[BEGIN GIVEN MATERIAL]
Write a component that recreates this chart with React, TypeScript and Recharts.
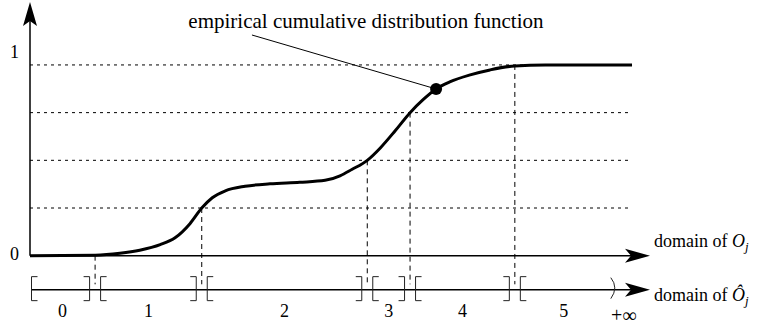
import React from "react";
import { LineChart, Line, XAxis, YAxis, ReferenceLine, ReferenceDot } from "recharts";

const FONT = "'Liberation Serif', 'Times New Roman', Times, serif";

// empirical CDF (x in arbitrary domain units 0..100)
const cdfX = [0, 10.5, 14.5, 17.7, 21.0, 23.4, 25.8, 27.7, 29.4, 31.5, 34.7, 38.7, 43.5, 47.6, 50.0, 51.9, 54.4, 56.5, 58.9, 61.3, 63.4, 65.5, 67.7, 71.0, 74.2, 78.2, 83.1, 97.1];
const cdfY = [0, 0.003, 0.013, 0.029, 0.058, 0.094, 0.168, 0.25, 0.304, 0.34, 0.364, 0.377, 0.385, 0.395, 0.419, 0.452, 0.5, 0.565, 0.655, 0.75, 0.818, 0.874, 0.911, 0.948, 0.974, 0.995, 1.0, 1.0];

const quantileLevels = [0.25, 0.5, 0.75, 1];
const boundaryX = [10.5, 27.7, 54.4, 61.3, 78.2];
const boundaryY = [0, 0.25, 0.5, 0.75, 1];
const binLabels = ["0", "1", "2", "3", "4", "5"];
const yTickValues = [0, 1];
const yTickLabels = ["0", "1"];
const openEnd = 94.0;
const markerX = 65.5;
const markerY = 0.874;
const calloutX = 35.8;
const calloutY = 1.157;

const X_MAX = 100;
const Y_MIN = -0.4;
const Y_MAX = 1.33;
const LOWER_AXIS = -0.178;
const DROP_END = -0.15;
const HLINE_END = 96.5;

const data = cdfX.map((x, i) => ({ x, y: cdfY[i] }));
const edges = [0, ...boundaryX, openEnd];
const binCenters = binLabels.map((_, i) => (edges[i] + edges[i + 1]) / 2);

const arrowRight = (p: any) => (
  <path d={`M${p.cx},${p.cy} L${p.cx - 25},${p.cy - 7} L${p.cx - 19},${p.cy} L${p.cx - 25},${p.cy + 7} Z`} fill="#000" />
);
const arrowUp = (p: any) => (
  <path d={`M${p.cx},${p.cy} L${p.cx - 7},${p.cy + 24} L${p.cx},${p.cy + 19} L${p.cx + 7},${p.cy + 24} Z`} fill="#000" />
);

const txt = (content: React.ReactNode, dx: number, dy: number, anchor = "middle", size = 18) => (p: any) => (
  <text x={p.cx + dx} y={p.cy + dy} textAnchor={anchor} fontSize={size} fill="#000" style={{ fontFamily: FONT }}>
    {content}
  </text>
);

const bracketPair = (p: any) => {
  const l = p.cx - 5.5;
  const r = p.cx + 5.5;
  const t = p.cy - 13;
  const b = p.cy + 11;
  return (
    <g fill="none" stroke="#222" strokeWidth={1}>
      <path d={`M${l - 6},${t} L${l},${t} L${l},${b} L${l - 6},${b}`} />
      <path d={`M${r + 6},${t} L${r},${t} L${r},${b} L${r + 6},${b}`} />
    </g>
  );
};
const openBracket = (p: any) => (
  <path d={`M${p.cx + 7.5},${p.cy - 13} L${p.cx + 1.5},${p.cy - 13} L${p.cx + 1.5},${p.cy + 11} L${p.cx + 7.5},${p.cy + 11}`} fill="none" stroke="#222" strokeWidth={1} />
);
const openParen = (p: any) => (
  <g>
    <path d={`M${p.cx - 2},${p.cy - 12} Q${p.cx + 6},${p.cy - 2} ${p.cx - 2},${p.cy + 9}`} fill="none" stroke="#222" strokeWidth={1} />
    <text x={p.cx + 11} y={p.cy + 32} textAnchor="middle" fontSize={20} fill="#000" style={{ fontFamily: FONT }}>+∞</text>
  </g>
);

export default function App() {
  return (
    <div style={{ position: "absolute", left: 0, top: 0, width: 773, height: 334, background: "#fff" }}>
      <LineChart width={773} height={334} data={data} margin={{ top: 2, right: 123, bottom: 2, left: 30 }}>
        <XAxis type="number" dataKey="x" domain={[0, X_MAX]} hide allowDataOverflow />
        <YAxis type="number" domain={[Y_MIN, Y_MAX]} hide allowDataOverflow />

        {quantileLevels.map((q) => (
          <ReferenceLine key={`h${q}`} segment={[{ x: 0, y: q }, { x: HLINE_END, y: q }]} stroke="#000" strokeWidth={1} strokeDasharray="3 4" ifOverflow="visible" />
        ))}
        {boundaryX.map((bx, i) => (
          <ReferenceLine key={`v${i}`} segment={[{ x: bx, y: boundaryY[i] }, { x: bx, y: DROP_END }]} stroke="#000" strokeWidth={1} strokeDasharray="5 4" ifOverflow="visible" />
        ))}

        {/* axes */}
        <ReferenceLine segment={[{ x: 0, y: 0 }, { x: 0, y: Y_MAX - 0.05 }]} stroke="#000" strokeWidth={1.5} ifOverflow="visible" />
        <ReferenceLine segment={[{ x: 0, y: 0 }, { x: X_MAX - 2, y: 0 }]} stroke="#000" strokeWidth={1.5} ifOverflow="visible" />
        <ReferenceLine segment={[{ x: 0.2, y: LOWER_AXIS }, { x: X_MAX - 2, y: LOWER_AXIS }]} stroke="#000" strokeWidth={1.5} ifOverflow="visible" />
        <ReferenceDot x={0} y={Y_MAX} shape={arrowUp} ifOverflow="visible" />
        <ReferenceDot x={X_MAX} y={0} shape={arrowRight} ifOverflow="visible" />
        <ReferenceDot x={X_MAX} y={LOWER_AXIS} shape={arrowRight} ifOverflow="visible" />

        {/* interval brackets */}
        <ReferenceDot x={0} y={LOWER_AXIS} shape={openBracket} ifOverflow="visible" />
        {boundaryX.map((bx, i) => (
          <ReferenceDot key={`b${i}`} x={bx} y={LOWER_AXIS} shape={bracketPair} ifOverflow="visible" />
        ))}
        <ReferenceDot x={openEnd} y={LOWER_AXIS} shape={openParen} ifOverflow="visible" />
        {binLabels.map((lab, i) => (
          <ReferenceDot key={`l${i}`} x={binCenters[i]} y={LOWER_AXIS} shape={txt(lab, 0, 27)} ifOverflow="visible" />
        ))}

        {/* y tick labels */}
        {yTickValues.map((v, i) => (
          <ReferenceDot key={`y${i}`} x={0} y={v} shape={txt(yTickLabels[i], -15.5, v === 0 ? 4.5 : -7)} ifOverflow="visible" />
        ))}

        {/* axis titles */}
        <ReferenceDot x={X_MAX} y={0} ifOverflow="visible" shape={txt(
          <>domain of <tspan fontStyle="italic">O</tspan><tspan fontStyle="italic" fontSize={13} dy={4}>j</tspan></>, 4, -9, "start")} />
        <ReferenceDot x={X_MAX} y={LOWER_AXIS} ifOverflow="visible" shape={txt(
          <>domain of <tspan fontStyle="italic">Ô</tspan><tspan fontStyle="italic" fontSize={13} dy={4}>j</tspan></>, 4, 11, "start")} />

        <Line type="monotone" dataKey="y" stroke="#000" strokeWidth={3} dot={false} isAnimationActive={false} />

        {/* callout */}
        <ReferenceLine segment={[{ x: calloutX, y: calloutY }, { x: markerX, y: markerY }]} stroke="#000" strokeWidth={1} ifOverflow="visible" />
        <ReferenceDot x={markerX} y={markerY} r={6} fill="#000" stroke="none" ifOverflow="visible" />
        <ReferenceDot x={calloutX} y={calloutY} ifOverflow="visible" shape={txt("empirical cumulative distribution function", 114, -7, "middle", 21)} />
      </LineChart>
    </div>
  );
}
[END GIVEN MATERIAL]
Omitting all pictures, restate exactly the lines of the material from its start through the line that contains "Serif', 'Times New".

* FINISHED ANSWER *
Write a component that recreates this chart with React, TypeScript and Recharts.
import React from "react";
import { LineChart, Line, XAxis, YAxis, ReferenceLine, ReferenceDot } from "recharts";

const FONT = "'Liberation Serif', 'Times New Roman', Times, serif";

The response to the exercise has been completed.